August 4, 2009 § 1 Comment
As we pass the lush landscape, I muse about all those who explored these lands before we built these highways. What was it like to carve a path through these forests without the protection of a car and the knowledge that food could be obtained at the nearest exit?
I’m always waiting for my brother to show signs of maturity, but so far the only indications I’ve noticed are a deepening of the voice and hair growth on his legs. The petulant teenager has been nothing short of a little demon on this trip, and there are times when I have literally thought about strangling him to death, mostly while dealing with his exasperating antics in the backseat.
His sinful nature is at work, but I also blame my parents. The older I get, the more I can see the flaws in their parenting — I was an easy child to raise, but they messed up on Larry. My mother, who spends the most time with him [while I am at school and my father travels], spoils him incessantly, which I have already detailed rather exhaustively.

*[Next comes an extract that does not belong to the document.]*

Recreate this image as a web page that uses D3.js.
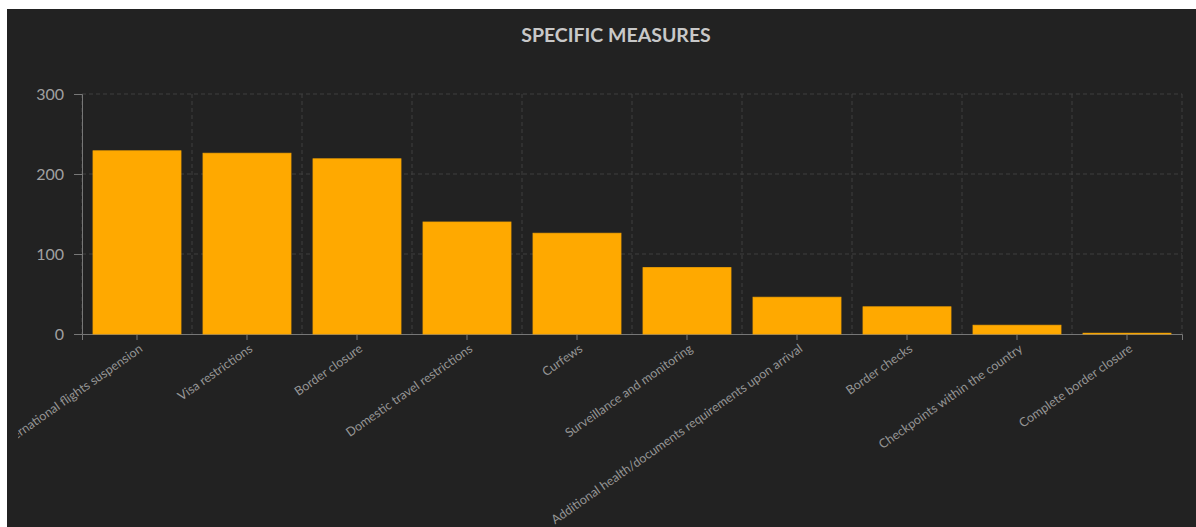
<!DOCTYPE html>
<html>
<head>
<meta charset="utf-8">
<script src="https://cdn.jsdelivr.net/npm/d3@7"></script>
<style>
  body { margin: 0; background: #fff; }
  svg { display: block; }
</style>
</head>
<body>
<script>
const categories = [
    "International flights suspension", "Visa restrictions", "Border closure",
    "Domestic travel restrictions", "Curfews", "Surveillance and monitoring",
    "Additional health/documents requirements upon arrival", "Border checks",
    "Checkpoints within the country", "Complete border closure"
];
const counts = [229, 226, 219, 140, 126, 83, 46, 34, 11, 1];
const yTicks = [0, 100, 200, 300];

const width  = 1196;
const height = 527;
const margin = {top: 94, right: 14, bottom: 193, left: 82};
const font = "Lato, 'Open Sans', sans-serif";

const svg = d3.select("body")
    .append("svg")
    .attr("width", width)
    .attr("height", height);

// dark panel, offset a little like the screenshot
svg.append("rect")
    .attr("x", 7).attr("y", 9)
    .attr("width", width - 7).attr("height", height - 9)
    .style("fill", "#222222");

const x = d3.scaleBand()
    .domain(categories)
    .range([margin.left, width - margin.right])
    .paddingInner(0.2)
    .paddingOuter(0.1);

const y = d3.scaleLinear()
    .domain([0, 300])
    .range([height - margin.bottom, margin.top]);

svg.append("text")
    .attr("x", 616)
    .attr("y", 42)
    .attr("text-anchor", "middle")
    .style("font-family", font)
    .style("font-weight", "bold")
    .style("font-size", "19.5px")
    .style("fill", "#c8c8c8")
    .text("SPECIFIC MEASURES");

// grid
const step = x.step();
svg.selectAll("line.vgrid")
    .data(d3.range(categories.length + 1))
  .enter().append("line")
    .attr("class", "vgrid")
    .attr("x1", i => margin.left + i * step)
    .attr("x2", i => margin.left + i * step)
    .attr("y1", y(300)).attr("y2", y(0))
    .style("stroke", "#3e3e3e")
    .style("stroke-dasharray", "4,3");

svg.selectAll("line.hgrid")
    .data(yTicks.filter(d => d > 0))
  .enter().append("line")
    .attr("class", "hgrid")
    .attr("x1", margin.left).attr("x2", width - margin.right)
    .attr("y1", d => y(d)).attr("y2", d => y(d))
    .style("stroke", "#3e3e3e")
    .style("stroke-dasharray", "4,3");

// y axis
const yAxis = svg.append("g")
    .attr("transform", `translate(${margin.left},0)`)
    .call(d3.axisLeft(y).tickValues(yTicks).tickSize(8).tickPadding(10));
yAxis.selectAll("text")
    .style("font-family", font)
    .style("font-size", "16px")
    .style("fill", "#a0a0a0");

// x axis (first label is cut at the panel edge, as in the original)
svg.append("clipPath").attr("id", "clip")
  .append("rect").attr("x", 18).attr("y", 0).attr("width", width).attr("height", height);

const xAxis = svg.append("g")
    .attr("transform", `translate(0,${y(0)})`)
    .attr("clip-path", "url(#clip)")
    .call(d3.axisBottom(x).tickSizeOuter(0).tickSize(6).tickPadding(4));
xAxis.selectAll("text")
    .style("font-family", font)
    .style("font-size", "12.5px")
    .style("fill", "#959595")
    .attr("text-anchor", "end")
    .attr("dy", "0.35em")
    .attr("transform", "translate(4,13) rotate(-35)")
    .attr("y", 0).attr("x", 0);

svg.selectAll(".domain, .tick line")
    .style("stroke", "#777");

// bars on top of the axis line so the tiny last bar shows
svg.selectAll("rect.bar")
    .data(categories)
  .enter().append("rect")
    .attr("class", "bar")
    .attr("x", d => x(d))
    .attr("y", (d, i) => y(counts[i]))
    .attr("width", x.bandwidth())
    .attr("height", (d, i) => y(0) - y(counts[i]))
    .style("fill", "#ffa900")
    .style("stroke", "#f5a300")
    .style("stroke-width", 0.8);
</script>
</body>
</html>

Larry was not in a good mood when he found out that we were visiting the Newport mansions in Rhode Island, and he truly did his best to make everybody in the family hate him for the few hours that we were there, lashing out both verbally and physically.
Even my mother’s coddling nature couldn’t stand him anymore, and after yelling at Larry didn’t work, she fell back to walk with me while leaving my father to deal with the twerp. I thought about this as I helped her over a path of boulders — with the exception of shopping trips, she only deigns to associate with me instead of my brother when he becomes absolutely unbearable. Granted, I don’t really like my mother and would prefer to keep my distance, but I did feel a bit jilted.
Family vacations usually do not go well. Most families are dysfunctional, but the members of my family cannot function happily in such close quarters. Being forced together for more than a few days is an exercise in torture as we all look forward to returning to our regular schedules of only coming together for half an hour of dinner and the occasional drive to someone’s house. Sad but true.
I wish that my family were one that could come together in harmony, but there are too many forces at work against such a fantasy. I keep thinking that things will get better in time: my brother will someday grow out of this insolent phase, and one day my mother will be able to stop worrying about me finding a job. Will there be openness then? I hold on to that hope, but I think part of me just doesn’t want to face the present brokenness.